THE TASK.
Beginning with the first line, set down every line through the one containing "const aOpen = [[2,3]];", exactly as it appears, but not the pictures.

[start MATERIAL PROVIDED]

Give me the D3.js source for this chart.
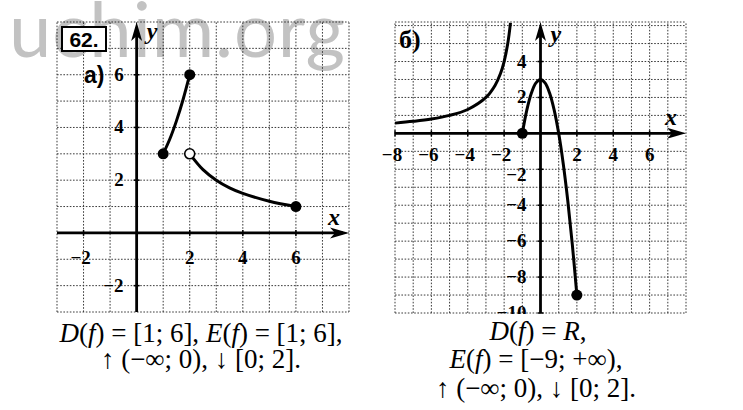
<!DOCTYPE html>
<html><head><meta charset="utf-8">
<script src="https://cdn.jsdelivr.net/npm/d3@7"></script>
<style>html,body{margin:0;padding:0;background:#fff;}svg{display:block;}</style>
</head><body>
<svg id="c" width="743" height="410"></svg>
<script>
// ---- data ----
const aXTicks = [-2, 2, 4, 6];
const aYTicks = [6, 4, 2, -2];
const aRise = [[1,3],[1.25,3.56],[1.5,4.25],[1.75,5.06],[2,6]];
const aFall = [[2,3],[2.5,2.4],[3,2],[3.5,1.71],[4,1.5],[5,1.2],[6,1]];
const aFilled = [[1,3],[2,6],[6,1]];
const aOpen = [[2,3]];

const bXTicks = [-8, -6, -4, -2, 2, 4, 6];
const bYTicks = [4, 2, -2, -4, -6, -8, -10];
const bBranch = [[-8,0.57],[-7,0.67],[-6,0.8],[-5,1],[-4,1.33],[-3,2],[-2.5,2.67],[-2.2,3.33],[-2,4],[-1.8,5],[-1.65,6.15]];
const bParab = [[-1,0],[-0.75,1.31],[-0.5,2.25],[-0.25,2.81],[0,3],[0.25,2.81],[0.5,2.25],[0.75,1.31],[1,0],[1.25,-1.69],[1.5,-3.75],[1.75,-6.19],[2,-9]];
const bFilled = [[-1,0],[2,-9]];

const svg = d3.select("#c");

// watermark
svg.append("text").attr("x", 9).attr("y", 57)
  .attr("textLength", 336).attr("lengthAdjust", "spacing")
  .style("font-family", "Lato, 'Open Sans', sans-serif").style("font-weight", 400)
  .style("font-size", "76px").attr("fill", "#c2c2c2").text("uchim.org");

function panel(x, y, xTickVals, yTickVals, opts) {
  const g = svg.append("g");
  const [x0, x1] = x.domain(), [y0, y1] = y.domain();
  const gx = d3.range(Math.ceil(x0), Math.floor(x1) + 1);
  const gy = d3.range(Math.ceil(y0), Math.floor(y1) + 1);
  if (y1 !== Math.floor(y1)) gy.push(y1);
  const grid = g.append("g").attr("stroke", "#1a1a1a").attr("stroke-width", 1)
    .attr("stroke-dasharray", "1.6 1.6").attr("opacity", 0.85);
  grid.selectAll(".v").data(gx).join("line")
    .attr("x1", d => x(d)).attr("x2", d => x(d)).attr("y1", y(y0)).attr("y2", y(y1));
  grid.selectAll(".h").data(gy).join("line")
    .attr("y1", d => y(d)).attr("y2", d => y(d)).attr("x1", x(x0)).attr("x2", x(x1));
  // axes
  const ax = g.append("g");
  ax.append("line").attr("x1", x(x0)).attr("x2", x(x1) - 6).attr("y1", y(0)).attr("y2", y(0))
    .attr("stroke", "#000").attr("stroke-width", 2.8);
  ax.append("line").attr("x1", x(0)).attr("x2", x(0)).attr("y1", y(y0)).attr("y2", y(y1) + 6)
    .attr("stroke", "#000").attr("stroke-width", 2.8);
  ax.append("path").attr("d", `M${x(x1)},${y(0)} L${x(x1) - 19},${y(0) - 5.5} L${x(x1) - 14},${y(0)} L${x(x1) - 19},${y(0) + 5.5} Z`).attr("fill", "#000");
  ax.append("path").attr("d", `M${x(0)},${y(y1)} L${x(0) - 5.5},${y(y1) + 19} L${x(0)},${y(y1) + 14} L${x(0) + 5.5},${y(y1) + 19} Z`).attr("fill", "#000");
  // ticks
  ax.selectAll(".tx").data(xTickVals).join("line").attr("x1", d => x(d)).attr("x2", d => x(d))
    .attr("y1", y(0) - 3).attr("y2", y(0) + 3).attr("stroke", "#000").attr("stroke-width", 1.5);
  ax.selectAll(".ty").data(yTickVals).join("line").attr("y1", d => y(d)).attr("y2", d => y(d))
    .attr("x1", x(0) - 3).attr("x2", x(0) + 3).attr("stroke", "#000").attr("stroke-width", 1.5);
  const lab = g.append("g").style("font-family", "'Liberation Serif', 'DejaVu Serif', serif")
    .style("font-weight", "bold").style("font-size", "19px").attr("fill", "#000");
  lab.selectAll(".lx").data(xTickVals).join("text")
    .attr("x", d => x(d) + (d < 0 ? -3 : 0)).attr("y", y(0) + opts.xLabDy)
    .attr("text-anchor", "middle").text(d => d < 0 ? "\u2212" + (-d) : d);
  lab.selectAll(".ly").data(yTickVals).join("text")
    .attr("x", x(0) - opts.yLabDx).attr("y", d => y(d) + 6 + (d === opts.yShift ? 6 : 0))
    .attr("text-anchor", "end").text(d => d < 0 ? "\u2212" + (-d) : d)
    .attr("clip-path", opts.clip ? "url(#" + opts.clip + ")" : null);
  // axis names
  const nm = g.append("g").style("font-family", "'Liberation Serif', 'DejaVu Serif', serif")
    .style("font-style", "italic").style("font-weight", "bold").style("font-size", "24px");
  nm.append("text").attr("x", x(x1) - 21).attr("y", y(0) - 8).text("x");
  nm.append("text").attr("x", x(0) + 10).attr("y", y(y1) + opts.yNameDy).text("y");
  return g;
}

// clip for bottom of right panel
svg.append("defs").append("clipPath").attr("id", "bclip")
  .append("rect").attr("x", 380).attr("y", 0).attr("width", 360).attr("height", 314);

// ---- panel a ----
const aX = d3.scaleLinear().domain([-3, 8]).range([57, 349]);
const aY = d3.scaleLinear().domain([-3, 8]).range([312, 22]);
const ga = panel(aX, aY, aXTicks, aYTicks, {xLabDy: 31, yLabDx: 13, yNameDy: 17, yShift: null});

const lineA = d3.line().x(d => aX(d[0])).y(d => aY(d[1])).curve(d3.curveCatmullRom);
[aRise, aFall].forEach(s => ga.append("path").attr("d", lineA(s)).attr("fill", "none")
  .attr("stroke", "#000").attr("stroke-width", 3));
ga.selectAll(".fa").data(aFilled).join("circle").attr("cx", d => aX(d[0])).attr("cy", d => aY(d[1]))
  .attr("r", 5.5).attr("fill", "#000");
ga.selectAll(".oa").data(aOpen).join("circle").attr("cx", d => aX(d[0])).attr("cy", d => aY(d[1]))
  .attr("r", 5).attr("fill", "#fff").attr("stroke", "#000").attr("stroke-width", 1.6);

// box "62."
svg.append("rect").attr("x", 62).attr("y", 27).attr("width", 44).attr("height", 24)
  .attr("fill", "#fff").attr("stroke", "#000").attr("stroke-width", 2);
svg.append("text").attr("x", 84).attr("y", 47).attr("text-anchor", "middle")
  .style("font-family", "'Liberation Sans', Arial, sans-serif").style("font-weight", "bold")
  .style("font-size", "21px").text("62.");
svg.append("text").attr("x", 84).attr("y", 83)
  .style("font-family", "'Liberation Sans', Arial, sans-serif").style("font-weight", "bold")
  .style("font-size", "23px").text("а)");

// ---- panel b ----
const bX = d3.scaleLinear().domain([-8, 8]).range([395, 686]);
const bY = d3.scaleLinear().domain([-10, 6.2]).range([313, 22]);
const gb = panel(bX, bY, bXTicks, bYTicks, {xLabDy: 28, yLabDx: 14, yNameDy: 20, yShift: -2, clip: "bclip"});

const lineB = d3.line().x(d => bX(d[0])).y(d => bY(d[1])).curve(d3.curveCatmullRom);
[bBranch, bParab].forEach(s => gb.append("path").attr("d", lineB(s)).attr("fill", "none")
  .attr("stroke", "#000").attr("stroke-width", 3));
gb.selectAll(".fb").data(bFilled).join("circle").attr("cx", d => bX(d[0])).attr("cy", d => bY(d[1]))
  .attr("r", 5.5).attr("fill", "#000");
svg.append("text").attr("x", 399).attr("y", 48)
  .style("font-family", "'Liberation Serif', serif").style("font-weight", "bold")
  .style("font-size", "26px").text("б)");

// ---- captions ----
const cap = svg.append("g").style("font-family", "'Liberation Serif', 'DejaVu Serif', serif")
  .style("font-size", "27px").attr("fill", "#000");
function line(xc, yb, parts) {
  const t = cap.append("text").attr("x", xc).attr("y", yb).attr("text-anchor", "middle");
  parts.forEach(p => t.append("tspan").style("font-style", p[1] ? "italic" : "normal").text(p[0]));
}
line(201, 342, [["D",1],["(",0],["f",1],[") = [1; 6],  ",0],["E",1],["(",0],["f",1],[") = [1; 6],",0]]);
line(201, 368, [["\u2191 (\u2212\u221e; 0), \u2193 [0; 2].",0]]);
line(538, 340, [["D",1],["(",0],["f",1],[") = ",0],["R",1],[",",0]]);
line(536, 368, [["E",1],["(",0],["f",1],[") = [\u22129; +\u221e),",0]]);
line(536, 397, [["\u2191 (\u2212\u221e; 0), \u2193 [0; 2].",0]]);
</script>
</body></html>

[end MATERIAL PROVIDED]

CORRECT OUTPUT.
Give me the D3.js source for this chart.
<!DOCTYPE html>
<html><head><meta charset="utf-8">
<script src="https://cdn.jsdelivr.net/npm/d3@7"></script>
<style>html,body{margin:0;padding:0;background:#fff;}svg{display:block;}</style>
</head><body>
<svg id="c" width="743" height="410"></svg>
<script>
// ---- data ----
const aXTicks = [-2, 2, 4, 6];
const aYTicks = [6, 4, 2, -2];
const aRise = [[1,3],[1.25,3.56],[1.5,4.25],[1.75,5.06],[2,6]];
const aFall = [[2,3],[2.5,2.4],[3,2],[3.5,1.71],[4,1.5],[5,1.2],[6,1]];
const aFilled = [[1,3],[2,6],[6,1]];
const aOpen = [[2,3]];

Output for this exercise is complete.